The Journal-World reported on the issue again in February when the County Commission approved a set of end-of-year transfers that violated the policy. As some members of the public came to that meeting to complain about the size of the reserve funds, commissioners again brought up the idea of revising the policy.
“The fund balance policy discussion is one that has been flagged in this room before, and it is one we are obviously due to have,” Commissioner Shannon Reid said at the Feb. 19 meeting.
On Friday, after Plinsky said a new policy would not be ready to review before 2026 budget discussions begin, County Commission Chair Patrick Kelly told the Journal-World he was supportive of the process taking longer.
“I meet regularly with county administration and am comfortable that they are gathering information that will provide the commission with additional perspectives to consider when the policy is reviewed,” Kelly said via email. “Once they are confident in the information they are bringing to the commission I expect that discussion will happen.”

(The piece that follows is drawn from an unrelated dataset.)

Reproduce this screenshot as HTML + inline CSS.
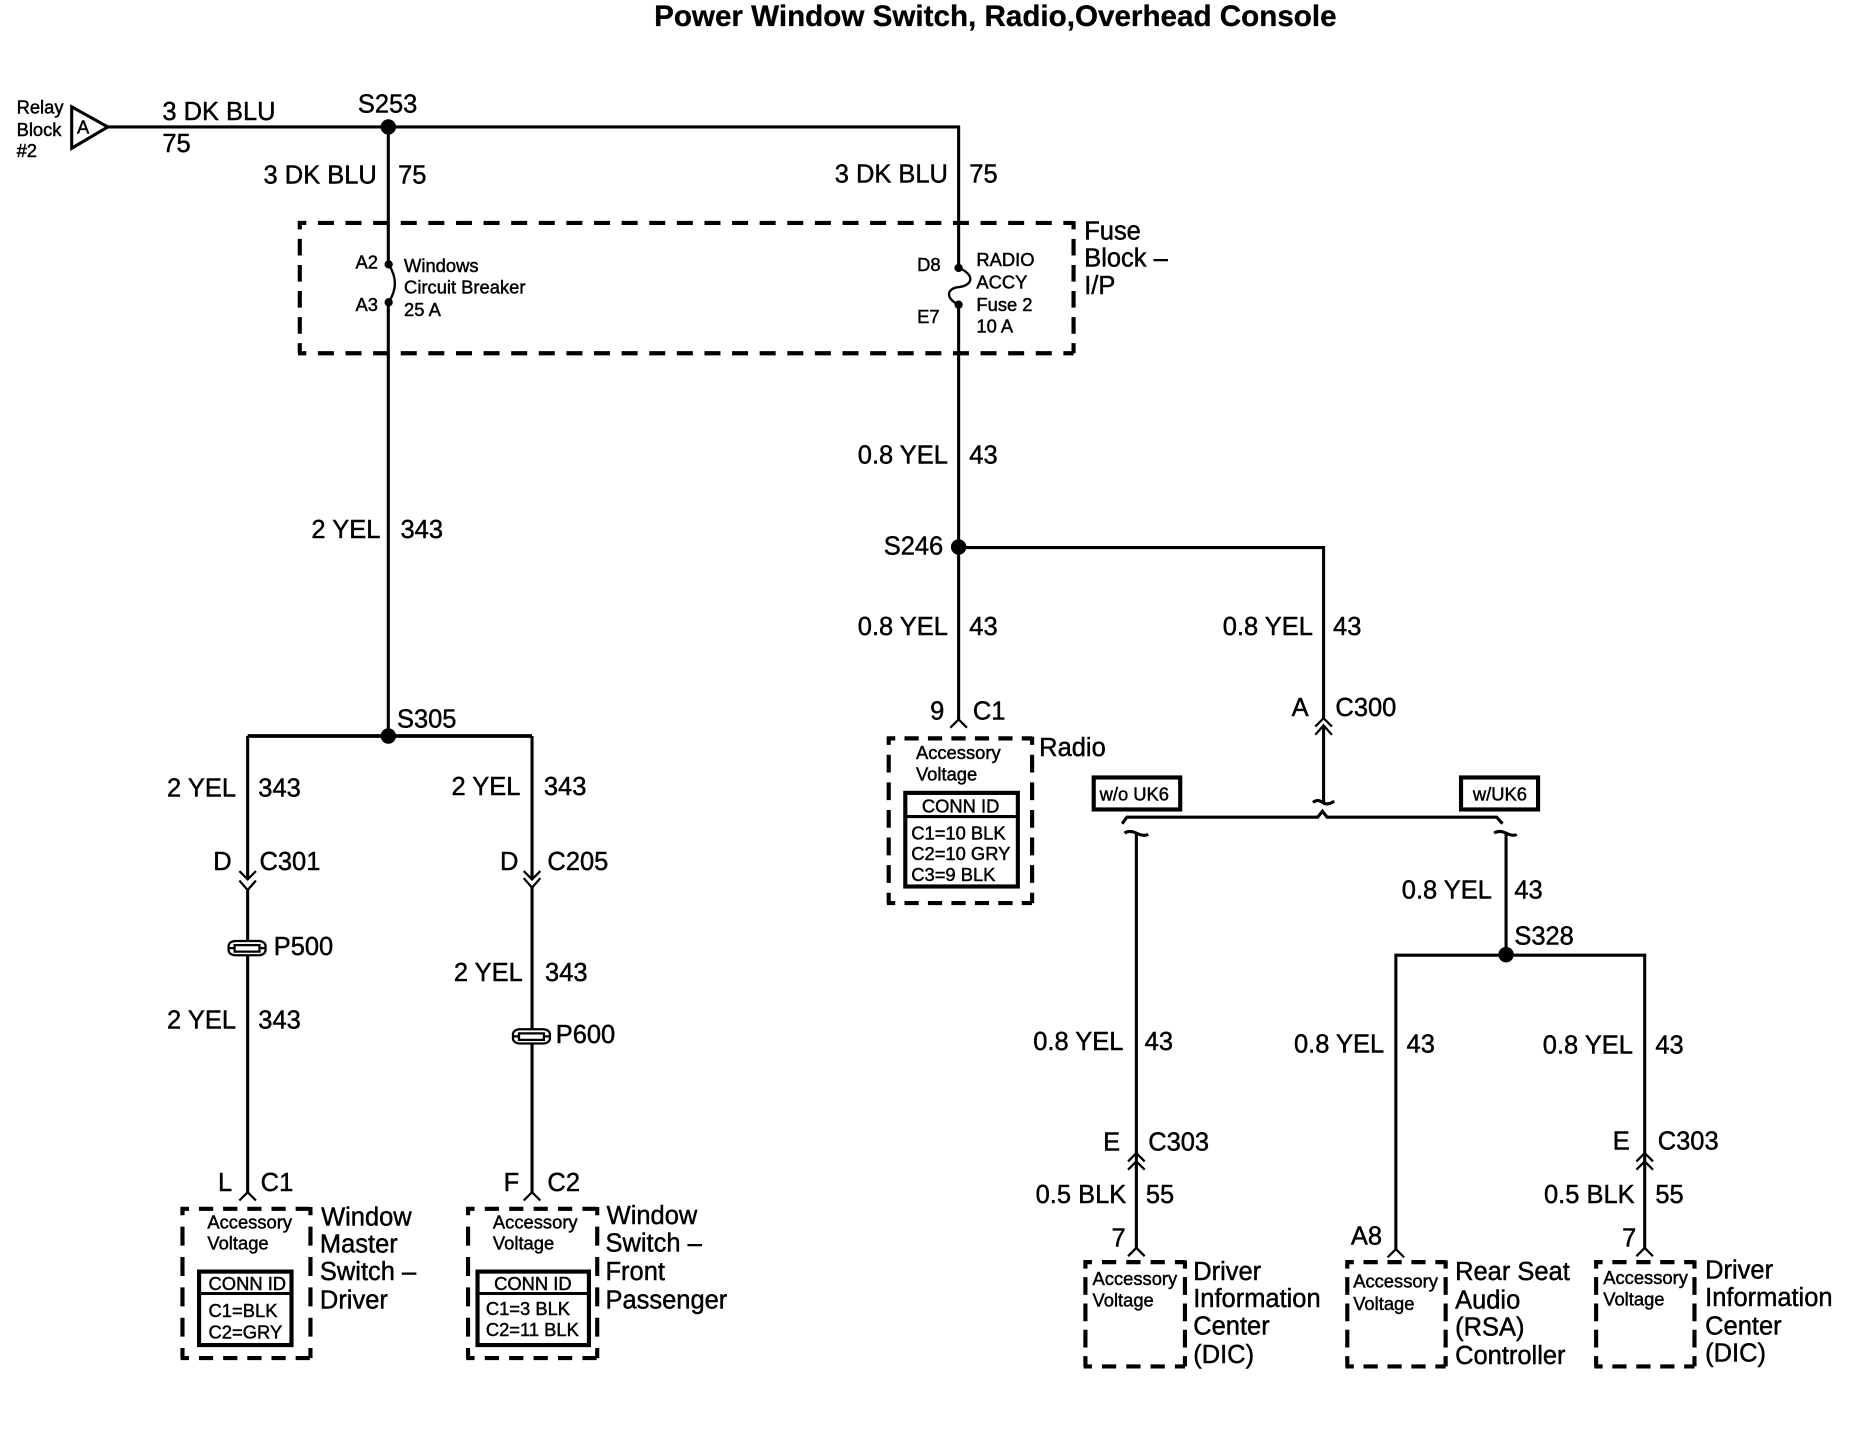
<!DOCTYPE html>
<html><head><meta charset="utf-8"><style>
html,body{margin:0;padding:0;background:#fff}
svg{display:block}
text{font-family:"Liberation Sans",sans-serif;fill:#000;dominant-baseline:central;stroke:#000;stroke-width:.38}
.l{font-size:21.5px}.s{font-size:15.5px}.e{text-anchor:end}
.t{font-size:25px;font-weight:bold;text-anchor:middle;stroke-width:.25}
.w{fill:none;stroke:#000;stroke-width:2.6}
.c{fill:none;stroke:#000;stroke-width:1.9}
.d{fill:none;stroke:#000;stroke-width:3.5}
.b{fill:none;stroke:#000;stroke-width:3.5}
</style></head><body>
<svg xmlns="http://www.w3.org/2000/svg" width="1858" height="1440" viewBox="0 0 1568 1215">
<text class="t" x="840" y="14">Power Window Switch, Radio,Overhead Console</text>

<!-- wires -->
<path class="w" d="M91 107H809V226M809 257V607"/>
<path class="w" d="M327.700 107V223M327.700 255V621"/>
<path class="w" d="M809 462H1117V606"/>
<path class="w" d="M1117 612V677"/>
<path class="w" style="stroke-width:3.2" d="M209 621H449"/>
<path class="w" d="M209 621V741M209 750V794M209 806V1006"/>
<path class="w" d="M449 621V741M449 748V868.500M449 880.500V1006"/>
<path class="w" d="M959 704V1053"/>
<path class="w" d="M1271 704V806"/>
<path class="w" d="M1178 1054V806H1388V1053"/>
<path class="w" d="M947 695L951 689.500H1112L1116 684.500L1120 689.500H1263L1268 695"/>
<path class="w" d="M1108 677Q1112 674 1116 677T1126 676"/>
<path class="w" d="M949 703Q953 700 959 703T969 704"/>
<path class="w" d="M1261 703Q1265 700 1271 703T1280 704"/>

<!-- fuse and breaker -->
<path class="w" style="stroke-width:2" d="M328 223C335 234 335 244 328 255"/>
<path class="w" style="stroke-width:2" d="M809 226C822 231 822 240 810 242C798 243 798 252 809 257"/>
<circle cx="327.700" cy="107" r="6.500"/><circle cx="327.700" cy="621" r="6.500"/><circle cx="809" cy="461.500" r="6.500"/><circle cx="1271" cy="805.500" r="6.500"/>
<circle cx="328" cy="223" r="3.500"/><circle cx="328" cy="255" r="3.500"/><circle cx="809" cy="226" r="3.500"/><circle cx="809" cy="257" r="3.500"/>

<!-- relay terminal -->
<path class="w" d="M60.500 90L91 107L60.500 125Z"/>

<!-- chevrons -->
<path class="c" d="M202 735L209 742L216 735M202 743L209 751L216 743"/>
<path class="c" d="M442 735L449 742L456 735M442 741L449 749L456 741"/>
<path class="c" d="M1110 613L1117 606L1124 613M1110 620L1117 612L1124 620"/>
<path class="c" d="M952 980L959 973L966 980M952 987L959 980L966 987"/>
<path class="c" d="M1381 980L1388 973L1395 980M1381 987L1388 980L1395 987"/>
<path class="c" d="M202 1013L209 1006L216 1013"/>
<path class="c" d="M442 1013L449 1006L456 1013"/>
<path class="c" d="M802 614L809 607L816 614"/>
<path class="c" d="M952 1060L959 1053L966 1060"/>
<path class="c" d="M1171 1061L1178 1054L1185 1061"/>
<path class="c" d="M1381 1060L1388 1053L1395 1060"/>

<!-- splice packs -->
<path class="c" d="M198 794H219Q225 795 224 800Q225 805 219 806H198Q192 805 193 800Q192 795 198 794ZM198 797.500H219V803H198ZM193 800H198M219 800H224"/>
<path class="c" transform="translate(240 74.500)" d="M198 794H219Q225 795 224 800Q225 805 219 806H198Q192 805 193 800Q192 795 198 794ZM198 797.500H219V803H198ZM193 800H198M219 800H224"/>

<!-- dashed boxes -->
<path class="d" style="stroke-dasharray:13.5 9.8;stroke-dashoffset:6.5" d="M251.500 188H906M251.500 298H906"/>
<path class="d" style="stroke-dasharray:14 8;stroke-dashoffset:7" d="M253 186.500V298M906 186.500V298"/>
<path class="d" style="stroke-dasharray:12 8.4;stroke-dashoffset:5" d="M152.500 1020H262M152.500 1146H262"/>
<path class="d" style="stroke-dasharray:16 9.6;stroke-dashoffset:9" d="M154 1018.500V1146M262 1018.500V1146"/>
<path class="d" style="stroke-dasharray:12 8.6;stroke-dashoffset:5" d="M393.500 1020H504M393.500 1146H504"/>
<path class="d" style="stroke-dasharray:16 9.6;stroke-dashoffset:9" d="M395 1018.500V1146M504 1018.500V1146"/>
<path class="d" style="stroke-dasharray:12 7.8;stroke-dashoffset:5" d="M748.500 623H871M748.500 762H871"/>
<path class="d" style="stroke-dasharray:15 8.3;stroke-dashoffset:8" d="M750 621.500V762M871 621.500V762"/>
<path class="d" style="stroke-dasharray:12 8.5;stroke-dashoffset:5" d="M914.500 1065H1000M914.500 1153H1000"/>
<path class="d" style="stroke-dasharray:15 7.200;stroke-dashoffset:8" d="M916 1063.500V1153M1000 1063.500V1153"/>
<path class="d" style="stroke-dasharray:12 8.2;stroke-dashoffset:5" d="M1135.500 1065H1220M1135.500 1153H1220"/>
<path class="d" style="stroke-dasharray:15 7.200;stroke-dashoffset:8" d="M1137 1063.500V1153M1220 1063.500V1153"/>
<path class="d" style="stroke-dasharray:12 8.2;stroke-dashoffset:5" d="M1345.500 1065H1430M1345.500 1153H1430"/>
<path class="d" style="stroke-dasharray:15 7.200;stroke-dashoffset:8" d="M1347 1063.500V1153M1430 1063.500V1153"/>

<!-- solid boxes -->
<rect class="b" x="168" y="1073" width="78" height="62"/><path class="w" d="M168 1091.500H246"/>
<rect class="b" x="403" y="1073" width="94" height="62"/><path class="w" d="M403 1091.500H497"/>
<rect class="b" x="764" y="669" width="95" height="79"/><path class="w" d="M764 689H859"/>
<rect class="b" x="923" y="656" width="73" height="27"/>
<rect class="b" x="1233" y="656" width="65" height="27"/>

<!-- small labels -->
<g class="s">
<text x="14" y="90">Relay</text><text x="14" y="109">Block</text><text x="14" y="127">#2</text>
<text x="65" y="107">A</text>
<text x="300" y="221">A2</text><text x="300" y="257">A3</text>
<text x="341" y="224">Windows</text><text x="341" y="242">Circuit Breaker</text><text x="341" y="261">25 A</text>
<text x="774" y="223">D8</text><text x="774" y="267">E7</text>
<text x="824" y="219">RADIO</text><text x="824" y="238">ACCY</text><text x="824" y="257">Fuse 2</text><text x="824" y="275">10 A</text>
<text x="175" y="1031">Accessory</text><text x="175" y="1049">Voltage</text>
<text x="416" y="1031">Accessory</text><text x="416" y="1049">Voltage</text>
<text x="176" y="1083">CONN ID</text><text x="176" y="1106">C1=BLK</text><text x="176" y="1124">C2=GRY</text>
<text x="417" y="1083">CONN ID</text><text x="410" y="1104">C1=3 BLK</text><text x="410" y="1122">C2=11 BLK</text>
<text x="773" y="635">Accessory</text><text x="773" y="653">Voltage</text>
<text x="778" y="680">CONN ID</text><text x="769" y="703">C1=10 BLK</text><text x="769" y="720">C2=10 GRY</text><text x="769" y="738">C3=9 BLK</text>
<text x="928" y="670">w/o UK6</text><text x="1243" y="670">w/UK6</text>
<text x="922" y="1079">Accessory</text><text x="922" y="1097">Voltage</text>
<text x="1142" y="1081">Accessory</text><text x="1142" y="1100">Voltage</text>
<text x="1353" y="1078">Accessory</text><text x="1353" y="1096">Voltage</text>
</g>

<!-- large labels -->
<g class="l" transform="translate(0 .2)">
<text x="137" y="94">3 DK BLU</text><text x="137" y="121">75</text><text x="302" y="88">S253</text>
<text class="e" x="318" y="148">3 DK BLU</text><text x="336" y="148">75</text>
<text class="e" x="800" y="147">3 DK BLU</text><text x="818" y="147">75</text>
<text x="915" y="195">Fuse</text><text x="915" y="218">Block –</text><text x="915" y="241">I/P</text>
<text class="e" x="321" y="447">2 YEL</text><text x="338" y="447">343</text>
<text class="e" x="800" y="384">0.8 YEL</text><text x="818" y="384">43</text>
<text class="e" x="796" y="461">S246</text>
<text class="e" x="800" y="529">0.8 YEL</text><text x="818" y="529">43</text>
<text class="e" x="1108" y="529">0.8 YEL</text><text x="1125" y="529">43</text>
<text x="785" y="600">9</text><text x="821" y="600">C1</text>
<text x="1090" y="597">A</text><text x="1127" y="597">C300</text>
<text x="335" y="607">S305</text>
<text x="141" y="665">2 YEL</text><text x="218" y="665">343</text>
<text x="381" y="664">2 YEL</text><text x="459" y="664">343</text>
<text x="180" y="727">D</text><text x="219" y="727">C301</text>
<text x="422" y="727">D</text><text x="462" y="727">C205</text>
<text x="231" y="799">P500</text><text x="469" y="873">P600</text>
<text x="141" y="861">2 YEL</text><text x="218" y="861">343</text>
<text x="383" y="821">2 YEL</text><text x="460" y="821">343</text>
<text x="184" y="998">L</text><text x="220" y="998">C1</text>
<text x="425" y="998">F</text><text x="462" y="998">C2</text>
<text x="271" y="1027">Window</text><text x="270" y="1050">Master</text><text x="270" y="1073">Switch –</text><text x="270" y="1097">Driver</text>
<text x="512" y="1026">Window</text><text x="511" y="1049">Switch –</text><text x="511" y="1073">Front</text><text x="511" y="1097">Passenger</text>
<text x="877" y="631">Radio</text>
<text x="1183" y="751">0.8 YEL</text><text x="1278" y="751">43</text><text x="1278" y="790">S328</text>
<text x="872" y="879">0.8 YEL</text><text x="966" y="879">43</text>
<text x="1092" y="881">0.8 YEL</text><text x="1187" y="881">43</text>
<text x="1302" y="882">0.8 YEL</text><text x="1397" y="882">43</text>
<text x="931" y="964">E</text><text x="969" y="964">C303</text>
<text x="1361" y="963">E</text><text x="1399" y="963">C303</text>
<text x="874" y="1008">0.5 BLK</text><text x="967" y="1008">55</text>
<text x="1303" y="1008">0.5 BLK</text><text x="1397" y="1008">55</text>
<text x="938" y="1045">7</text><text x="1140" y="1043">A8</text><text x="1369" y="1045">7</text>
<text x="1007" y="1073">Driver</text><text x="1007" y="1096">Information</text><text x="1007" y="1119">Center</text><text x="1007" y="1143">(DIC)</text>
<text x="1228" y="1073">Rear Seat</text><text x="1228" y="1097">Audio</text><text x="1228" y="1120">(RSA)</text><text x="1228" y="1144">Controller</text>
<text x="1439" y="1072">Driver</text><text x="1439" y="1095">Information</text><text x="1439" y="1119">Center</text><text x="1439" y="1142">(DIC)</text>
</g>
</svg>
</body></html>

The fund balance policy most often comes into play during budget discussions, as the budget season is the one time of year that county commissioners set property tax rates for the next year. However, Kelly said even if a policy hasn’t been presented to commissioners, the coming conversations may produce good discussion among commissioners about the issue.
“Our current policy was developed with only three commissioners,” Kelly said. “As all five commissioners participate in the budget process, I look forward to hearing from the entire commission their thoughts on fund balance policy. To my knowledge, there is no statute that requires a fund balance policy. As a commission we can adjust the policy when and as we see appropriate to meet the needs of Douglas County.”
The current policy caps many — but not all — county funds to have reserves that are no greater than 25% of the account’s total revenue. In February, commissioners approved transfers that allowed three funds to have reserves that, in total, were about $6 million above what the policy allows.